Pan African passes up chance of interim dividend, but hopes high for record year-end payout

Cobus Loots, CEO, Pan African Resources

PAN African Resources intended to pay an improved year-end dividend in lieu of having passed up the chance to sanction an interim payout – a development that had disappointed some people, said Cobus Loots, CEO of the gold producer.

“There was a discussion about an interim dividend but the board just decided it was better to continue deleveraging; get it [debt] down to almost nothing, and then pay an interim dividend the year after,” he said.
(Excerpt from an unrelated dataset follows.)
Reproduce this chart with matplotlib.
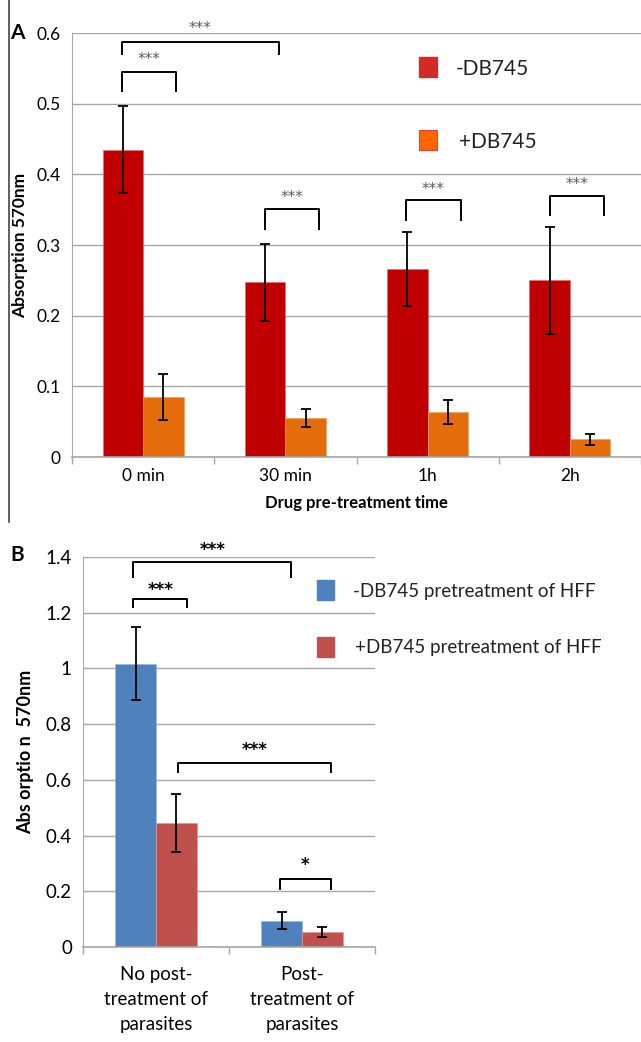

Loots was commenting after the firm’s half-year results presentation in which it reported an 81.5% lift in share earnings of $2.11 cents per share (2019: $1.13c/share). This was owing to the vastly improved rand gold price which helped offset losses from having sold gold in a hedging contract below the spot price.

The hedge book was now worked out, said Loots who also clarified a comment he made during his presentation in which he alluded to possibly exceeding the firm’s 190,000 ounces production guidance for the year.

“I can’t be definitive because that would be updating guidance, but you can do the numbers. If we bring an improvement at Evander 8 Shaft, and have another six months like the previous …,” he said.

That would take production comfortably over 200,000 oz given that Pan African produced 98,386 oz in the first half of its year.

Evander 8 Shaft is an underground project at its Mpumalanga province Evander Gold Mines. It ran into technical difficulties during the six months ended December, but an improvement is now a major thrust in the second half of the financial year.

One of the main features of Pan African’s half-year numbers was the reduction in net debt which was reduced 47.3% to $65.2m.

Realised hedge losses totalled $6.7m in the period which contributed towards an increase in all-in sustaining costs (AISC) for the period of $1,252 per ounce. Pan African is aiming for an AISC of less than $1,000/oz.

Pan African has plans to take production to beyond 250,000 oz/year once it has commissioned Egoli, an R1.2bn brownfield underground development project, scoped to produce 70,000 ounces annually.

The company is also considering the R2bn to R3bn development of Mintails, a gold waste deposition site west of Johannesburg. It has an R50m option over the properties which it said today would be subject to a due diligence that has been extended to January 2022.

“It was extended because the provisional liquidator, with whom we’ve got a good relationship, ran into regulatory delays,” said Loots. “It is an option but it’s also an asset with a chequered history, to be kind.”

The company paid the full-year dividend, announced in September, of $17.8m in December – a record level as seen in rands – compared to $2.9m in 2019.